Moving forward, we see our teaching and learning becoming increasingly focussed on purposeful lesson design, activities and assessment. The lockdown and removal of traditional learning and lessons since March will, we anticipate, heighten a collective desire to make lessons as efficient and purposeful as possible.

Nationally, there is a movement towards knowledge-rich teaching and learning in response to the lockdown because all schools are thinking through how they will avoid wasting precious curriculum time and ensuring every lesson matters. Whilst we may feel some relief that we are somewhat down that road already, there is already a great deal of thought being applied to questions such as:
 What are the threshold concepts our students need from previous learning in order for them to access new learning?
 Which skills need to be revisited and practised in order to enable students to progress on to new or more challenging topics?
 Which facts must be secured and retained in order for students to think about my subject and future topics with ease?
 Which topics can be left behind and which ones must be retaught, revisited or touched upon next term?
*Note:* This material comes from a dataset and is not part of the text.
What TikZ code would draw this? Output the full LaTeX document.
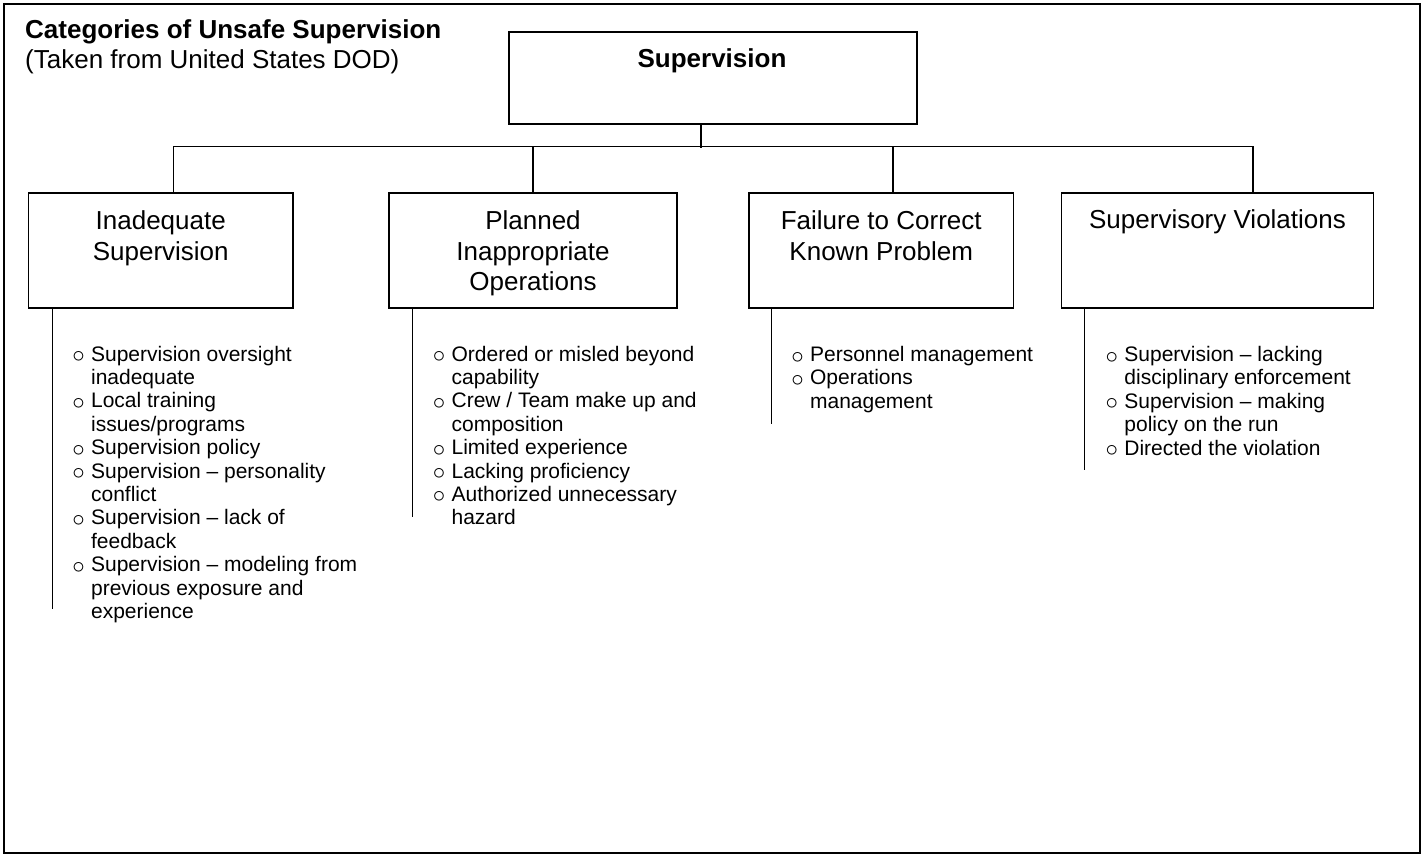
\documentclass[tikz,border=0pt]{standalone}
\usepackage{fontspec}
\setmainfont{Liberation Sans}
\newcommand\bul{\makebox[18.8pt][l]{\raisebox{-1.5pt}{\fontsize{26}{26}\selectfont$\circ$}}}
\begin{document}
\begin{tikzpicture}[x=1pt,y=-1pt,
  frame/.style={draw, line width=1.6pt},
  box/.style={draw, line width=1.5pt, rectangle, inner sep=0pt, minimum height=115pt},
  conn/.style={line width=1.2pt},
  big/.style={inner sep=0pt, font=\fontsize{26}{30.7}\selectfont},
  boxtext/.style={big, anchor=base},
  listtext/.style={inner sep=0pt, anchor=base west, font=\fontsize{21}{23.4}\selectfont},
]
\useasboundingbox (0,0) rectangle (1424,857);
\draw[frame] (4,4) rectangle (1420,853);

% title
\node[big, anchor=base west, font=\bfseries\fontsize{26}{30}\selectfont] (title) at (25,38.5) {Categories of Unsafe Supervision};
\node[big, anchor=base west] (subtitle) at (25,68.3) {(Taken from United States DOD)};

% boxes
\node[box, minimum width=408pt, minimum height=92pt] (sup) at (713,78) {};
\node[boxtext, font=\bfseries\fontsize{26}{30.7}\selectfont] (suptext) at (712,67) {Supervision};

\node[box, minimum width=264.5pt] (b1) at (160.75,250.5) {};
\node[box, minimum width=288pt] (b2) at (533,250.5) {};
\node[box, minimum width=264.5pt] (b3) at (881.25,250.5) {};
\node[box, minimum width=312pt] (b4) at (1217.5,250.5) {};

\node[boxtext] (t1) at (b1.north |- 0,229.3) {\begin{tabular}[t]{@{}c@{}}Inadequate\\Supervision\end{tabular}};
\node[boxtext] (t2) at (b2.north |- 0,229.3) {\begin{tabular}[t]{@{}c@{}}Planned\\Inappropriate\\Operations\end{tabular}};
\node[boxtext] (t3) at (b3.north |- 0,229.3) {\begin{tabular}[t]{@{}c@{}}Failure to Correct\\Known Problem\end{tabular}};
\node[boxtext] (t4) at (b4.north |- 0,228.5) {\begin{tabular}[t]{@{}c@{}}Supervisory Violations\end{tabular}};

% tree connectors
\draw[conn] ([xshift=-12pt]sup.south) -- ++(0,23) coordinate (busmid);
\draw[conn] ([xshift=12.75pt]b1.north) -- ++(0,-46) coordinate (busL) -| ([xshift=35.5pt]b4.north);
\draw[conn] (b2.north) -- ++(0,-46);
\draw[conn] ([xshift=11.75pt]b3.north) -- ++(0,-46);

% list rules
\draw[conn] ([xshift=24.5pt]b1.south west) -- ++(0,300) coordinate (e1);
\draw[conn] ([xshift=24pt]b2.south west) -- ++(0,208) coordinate (e2);
\draw[conn] ([xshift=23.6pt]b3.south west) -- ++(0,115) coordinate (e3);
\draw[conn] ([xshift=24.1pt]b4.south west) -- ++(0,161) coordinate (e4);

% lists
\node[listtext] (l1) at (72.1,361) {\begin{tabular}[t]{@{}l@{}l@{}}
\bul & Supervision oversight\\
 & inadequate\\
\bul & Local training\\
 & issues/programs\\
\bul & Supervision policy\\
\bul & Supervision -- personality\\
 & conflict\\
\bul & Supervision -- lack of\\
 & feedback\\
\bul & Supervision -- modeling from\\
 & previous exposure and\\
 & experience
\end{tabular}};

\node[listtext] (l2) at (432.6,361) {\begin{tabular}[t]{@{}l@{}l@{}}
\bul & Ordered or misled beyond\\
 & capability\\
\bul & Crew / Team make up and\\
 & composition\\
\bul & Limited experience\\
\bul & Lacking proficiency\\
\bul & Authorized unnecessary\\
 & hazard
\end{tabular}};

\node[listtext] (l3) at (791.1,361.5) {\begin{tabular}[t]{@{}l@{}l@{}}
\bul & Personnel management\\
\bul & Operations\\
 & management
\end{tabular}};

\node[listtext] (l4) at (1105.4,361.5) {\begin{tabular}[t]{@{}l@{}l@{}}
\bul & Supervision -- lacking\\
 & disciplinary enforcement\\
\bul & Supervision -- making\\
 & policy on the run\\
\bul & Directed the violation
\end{tabular}};
\end{tikzpicture}
\end{document}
It is easy to think about the learning journey as a conveyor belt that takes students through Years 7 to 13 without pauses or reversals. Learning looks much more like a spiral that twists and turns in a general direction of travel, but responds to the assessments teachers undertake and the decisions they then make about the next stage in the learning journey.

Excellence as Standard
Back in February, I wrote to all families (including those with children in Year 6) and invited you to take part in a consultation that we labelled ‘excellence as standard’. Over thirty families came into school to participate and this accompanied a major staff consultation that ran through March and then April. One of the major threads running through that consultation was to reduce the time (and energy) we can waste in schools as a result of tardiness and low level disruption. The proposals sought to raise our game, collectively, and return in September with a heightened determination to be an even more purposeful school at all times and ensure that excellence is indeed standard.

Whilst that consultation began at a time when we had no knowledge that a lockdown would occur, we have chosen to pursue those same goals because what was true then it still true today. We are fairly good, but we can be better, much better.

In future letters we shall set out the changes that will come into effect next term at the right time. We want to avoid September being remembered for that time when we insensitively cranked up the expectations on low work rate in class, low level disruption, tardiness or completion of homework – but those are themes that are important and must be improved if we are to be the amazing school we know we can be next year and beyond. We want to get back, but also press on.

The World Has Turned
In my regular communication to colleagues on Friday, I also spoke of our challenge to respond to the events that have been taking place in our world, in particular the tragic death of George Floyd.

Our curriculum is and will remain organic, preparing students for the world we live in now and not one we imagined even six or twelve months ago. We shall return to this in greater depth at another time but I left my colleagues with some questions for us all to consider as we devote more time to curriculum planning going forward:
 How can the things we teach, and the things they learn, both in and out of the classroom, become more intentionally and deliberately focussed on ensuring our school does not create outsiders?
 How can we help mould young people to become leaders who fearlessly smash racism, sexism, transphobia, ageism, intolerance, bigotry or intransigence whenever they encounter its subtle or festering presence in our slowly improving world?

Right here, right now
In next week’s letter, I shall stand to one side and enable Mr Gent, Assistant Headteacher, to set out how our current teaching and learning practices have evolved in recent weeks and months. The introduction of live learning, principally amongst Year 10 and Year 12 students, is related to the increase in pre-recorded explanations in all year groups. Both represent some of the ways in which teaching and learning practices have adapted at CNS in recent months.

And finally…
Briefly, I wish to say thank you to those families who have responded to the Chromebook survey that is now closed for the time being. I shall be in touch with those families who responded in the next few days so please look out for that email and a summary of the next steps.

Please look out for Ms Hancock’s message on Thursday which will be part of Mrs Smart’s weekly Family Newsletter. Our visits to local primary schools continue with Mrs Faulkner and Mrs O’Brien being truly superb and so creative at this time. I am heading over to Middle Barton later today and Great Rollright tomorrow. A number of us are also hosting a live ‘Welcome to Year 7’ meeting with hundreds of Year 6 children and their families via Google Meet this coming Thursday night as well. Life goes on!

I wish you all a successful week and will be back in touch next Monday as usual.